With a solid plate 72 installed below vortex enhancer cup 44, no internal recirculation of the fiber suspension occurs within screening apparatus 10. On the other hand, if plate 72 is configured with one or more openings 73, or is removed between vortex enhancer cup 44 and extension cup 66, internal recirculation occurs within screening apparatus 10, as indicated generally at flow directional arrow 74. Internal recirculation as well as the vortex within the flow of fiber suspension causes lightweight contaminants to migrate to the top, center of the fiber suspension adjacent lightweight contaminants outlet 30. Fiber flakes, etc. also flow through blades 48 and 50, as shown by directional arrow 51, resulting in further internal recirculation and improved efficiency within screening apparatus 10. The lightweight contaminants are removed from screening apparatus 10 via contaminants outlet 30 using pressure differentials.

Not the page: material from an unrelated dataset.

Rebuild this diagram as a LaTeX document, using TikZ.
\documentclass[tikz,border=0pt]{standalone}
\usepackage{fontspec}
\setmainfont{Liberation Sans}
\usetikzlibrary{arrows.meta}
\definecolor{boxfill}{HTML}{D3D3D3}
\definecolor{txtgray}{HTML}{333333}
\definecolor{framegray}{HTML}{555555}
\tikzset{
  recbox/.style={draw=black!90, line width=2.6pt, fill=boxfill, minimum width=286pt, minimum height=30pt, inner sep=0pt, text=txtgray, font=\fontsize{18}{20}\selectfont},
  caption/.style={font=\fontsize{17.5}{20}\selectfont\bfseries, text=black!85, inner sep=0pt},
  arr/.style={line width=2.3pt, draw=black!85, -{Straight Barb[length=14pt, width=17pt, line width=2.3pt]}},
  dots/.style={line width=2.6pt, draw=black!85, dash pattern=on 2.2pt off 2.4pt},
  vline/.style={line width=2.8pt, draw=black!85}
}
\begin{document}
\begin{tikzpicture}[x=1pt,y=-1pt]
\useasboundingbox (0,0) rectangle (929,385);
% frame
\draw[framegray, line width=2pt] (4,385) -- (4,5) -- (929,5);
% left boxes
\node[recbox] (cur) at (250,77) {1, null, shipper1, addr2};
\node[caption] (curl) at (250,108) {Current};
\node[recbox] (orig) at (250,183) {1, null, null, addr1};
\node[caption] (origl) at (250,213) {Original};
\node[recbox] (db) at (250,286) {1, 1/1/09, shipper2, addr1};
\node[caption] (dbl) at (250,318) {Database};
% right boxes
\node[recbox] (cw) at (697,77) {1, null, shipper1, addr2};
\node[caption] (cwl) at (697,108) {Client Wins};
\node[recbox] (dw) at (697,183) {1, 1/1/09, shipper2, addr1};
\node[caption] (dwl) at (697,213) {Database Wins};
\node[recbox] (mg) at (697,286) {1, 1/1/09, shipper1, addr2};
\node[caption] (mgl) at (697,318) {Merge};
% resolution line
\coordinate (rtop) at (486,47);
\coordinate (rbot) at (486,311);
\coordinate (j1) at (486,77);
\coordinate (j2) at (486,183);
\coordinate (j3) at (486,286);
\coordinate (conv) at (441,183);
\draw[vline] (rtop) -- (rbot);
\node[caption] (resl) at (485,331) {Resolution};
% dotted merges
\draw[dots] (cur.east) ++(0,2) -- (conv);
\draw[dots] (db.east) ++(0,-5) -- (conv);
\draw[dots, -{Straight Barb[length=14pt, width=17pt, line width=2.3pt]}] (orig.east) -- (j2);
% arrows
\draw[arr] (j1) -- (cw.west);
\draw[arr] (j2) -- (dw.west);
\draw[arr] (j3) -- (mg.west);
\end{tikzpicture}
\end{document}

Referring now to FIG. 5, there is shown another embodiment of a rotor blade ring 80 which may be used with a screening apparatus of the present invention. Rotor blade ring 80 is similar to rotor blade ring 20, except that it includes a greater number of blades 82, 84, with the particular number of blades being dependent upon the specific application. In the embodiment shown, rotor blade ring 80 includes twenty-four total blades, with three blades 82 and twenty-one blades 84. Blades 82 have a height which is greater than the height of blades 84. For example, if rotor blade ring 80 has an outside diameter of approximately 27 inches, blades 82 have a height of approximately 4 inches and blades 84 have a height of approximately 1 inch. As a further example, if rotor blade ring 80 has an outside diameter of approximately 54 inches, blades 82 have a height of approximately 8 inches and blades 84 have a height of approximately 2 inches. Rotor blade ring 80 is coupled with hub 60 and thus rotates with rotor 16, as described above, with regard to rotor blade ring 20. Operation of rotor blade ring 80 is substantially the same as that of rotor blade ring 20, and thus will not described in further detail.

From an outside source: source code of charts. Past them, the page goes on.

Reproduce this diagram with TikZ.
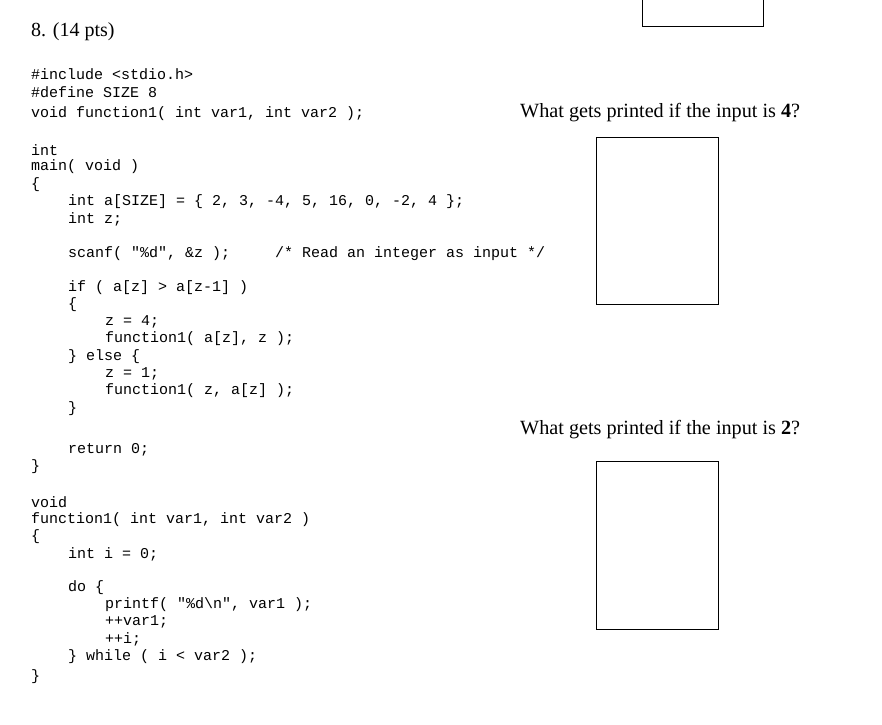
\documentclass[tikz,border=0pt]{standalone}
\usepackage{fontspec}
\setmainfont{Liberation Serif}
\setmonofont{Liberation Mono}
\begin{document}
\begin{tikzpicture}[x=1pt,y=-1pt,
 code/.style={anchor=west,inner sep=0pt,font=\ttfamily\fontsize{15}{17}\selectfont},
 q/.style={anchor=west,inner sep=0pt,font=\fontsize{20.2}{22}\selectfont},
 ansbox/.style={draw,line width=0.8pt}]
\useasboundingbox (0,0) rectangle (882,724);
\node[anchor=west,inner sep=0pt,font=\fontsize{20}{22}\selectfont] (title) at (31,32) {8. (14 pts)};
\draw[ansbox] (642,-1) rectangle (763,26);
\foreach \y/\x/\t [count=\i] in {
74/31/{\#include <stdio.h>},
92/31/{\#define SIZE 8},
114/31/{void function1( int var1, int var2 );},
150/31/{int},
167/31/{main( void )},
185/31/{\{},
202/68/{int a[SIZE] = \{ 2, 3, -4, 5, 16, 0, -2, 4 \};},
219/68/{int z;},
254/68/{scanf( "\%d", \&z );},
288/68/{if ( a[z] > a[z-1] )},
305/68/{\{},
322/105/{z = 4;},
339/105/{function1( a[z], z );},
357/68/{\} else \{},
374/105/{z = 1;},
391/105/{function1( z, a[z] );},
409/68/{\}},
450/68/{return 0;},
467/31/{\}},
502/31/{void},
520/31/{function1( int var1, int var2 )},
537/31/{\{},
554/68/{int i = 0;},
588/68/{do \{},
605/105/{printf( "\%d\textbackslash n", var1 );},
622/105/{++var1;},
639/105/{++i;},
657/68/{\} while ( i < var2 );},
677/31/{\}}}
 \node[code] (c\i) at (\x,\y) {\t};
\node[code] (cmt) at (275,254) {/* Read an integer as input */};
\node[q] (q1) at (520,113) {What gets printed if the input is \textbf{4}?};
\draw[ansbox] (596,137) rectangle (718,304);
\node[q] (q2) at (520,430) {What gets printed if the input is \textbf{2}?};
\draw[ansbox] (596,461) rectangle (718,629);
\end{tikzpicture}
\end{document}
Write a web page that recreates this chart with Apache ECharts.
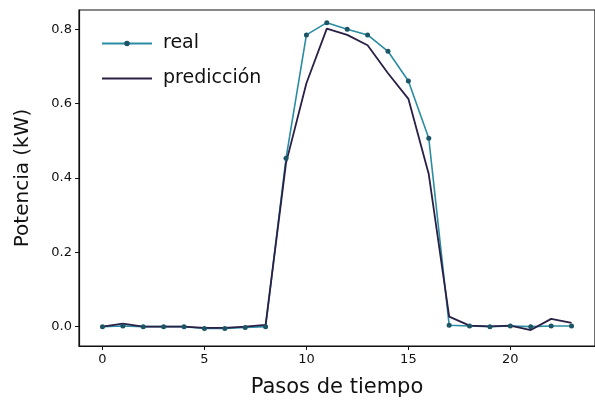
<!DOCTYPE html>
<html>
<head>
<meta charset="utf-8">
<script src="https://cdn.jsdelivr.net/npm/echarts@6/dist/echarts.min.js"></script>
<style>
  html, body { margin: 0; padding: 0; background: #fff; }
  #chart { width: 595px; height: 403px; }
</style>
</head>
<body>
<div id="chart"></div>
<script>
// pasos de tiempo 0..23
var steps = [0, 1, 2, 3, 4, 5, 6, 7, 8, 9, 10, 11, 12, 13, 14, 15, 16, 17, 18, 19, 20, 21, 22, 23];
// potencia real (kW)
var realValues = [0.0, 0.002, 0.0, 0.0, 0.0, -0.005, -0.005, -0.002, 0.0, 0.453, 0.785, 0.818, 0.80, 0.785, 0.741, 0.661, 0.507, 0.004, 0.002, 0.0, 0.002, 0.0, 0.002, 0.002];
// prediccion (kW)
var predValues = [0.0, 0.008, 0.0, 0.0, 0.0, -0.003, -0.003, 0.0, 0.005, 0.44, 0.655, 0.802, 0.785, 0.757, 0.682, 0.613, 0.41, 0.027, 0.003, 0.001, 0.003, -0.009, 0.021, 0.01];
var xTicks = [0, 5, 10, 15, 20];
var yTicks = [0, 0.2, 0.4, 0.6, 0.8];

function pairs(ys) {
  return steps.map(function (x, i) { return [x, ys[i]]; });
}

var chart = echarts.init(document.getElementById('chart'), null, { renderer: 'canvas' });
var font = 'DejaVu Sans';

var option = {
  animation: false,
  backgroundColor: '#fff',
  textStyle: { fontFamily: font },
  grid: {
    left: 79, right: -4, top: 10, bottom: 56,
    show: true, borderColor: '#111', borderWidth: 1.2
  },
  legend: {
    orient: 'vertical',
    left: 96,
    top: 29,
    itemWidth: 50,
    itemHeight: 7,
    itemGap: 16,
    symbolKeepAspect: true,
    textStyle: { fontSize: 19, color: '#111', fontFamily: font, padding: [0, 0, 0, 6] },
    data: [
      { name: 'real' },
      { name: 'predicción', icon: 'path://M0,0L50,0L50,2L0,2Z' }
    ]
  },
  xAxis: {
    type: 'value',
    min: -1.15,
    max: 24.15,
    name: 'Pasos de tiempo',
    nameLocation: 'middle',
    nameGap: 31,
    nameTextStyle: { fontSize: 21, color: '#111', fontFamily: font },
    axisLine: { show: true, onZero: false, lineStyle: { color: '#111', width: 1.2 } },
    axisTick: { show: true, length: 4, customValues: xTicks, lineStyle: { color: '#111' } },
    axisLabel: { customValues: xTicks, fontSize: 13, color: '#111', margin: 7 },
    splitLine: { show: false }
  },
  yAxis: {
    type: 'value',
    min: -0.052,
    max: 0.852,
    name: 'Potencia (kW)',
    nameLocation: 'middle',
    nameGap: 46,
    nameTextStyle: { fontSize: 20, color: '#111', fontFamily: font },
    axisLine: { show: true, onZero: false, lineStyle: { color: '#111', width: 1.2 } },
    axisTick: { show: true, length: 4, customValues: yTicks, lineStyle: { color: '#111' } },
    axisLabel: {
      customValues: yTicks, fontSize: 13, color: '#111', margin: 7,
      formatter: function (v) { return v.toFixed(1); }
    },
    splitLine: { show: false }
  },
  series: [
    {
      name: 'real',
      type: 'line',
      data: pairs(realValues),
      symbol: 'circle',
      symbolSize: 5,
      showAllSymbol: true,
      itemStyle: { color: '#1b5566' },
      lineStyle: { color: '#2a8ca2', width: 1.6 },
      color: '#2a8ca2'
    },
    {
      name: 'predicción',
      type: 'line',
      data: pairs(predValues),
      symbol: 'none',
      lineStyle: { color: '#2a1f45', width: 1.8 },
      itemStyle: { color: '#2a1f45' },
      color: '#2a1f45'
    }
  ]
};
chart.setOption(option);
</script>
</body>
</html>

While this invention has been described as having a preferred design, the present invention can be further modified within the spirit and scope of this disclosure. This application is therefore intended to cover any variations, uses, or adaptations of the invention using its general principles. Further, this application is intended to cover such departures from the present disclosure as come within known or customary practice in the art to which this invention pertains and which fall within the limits of the appended claims.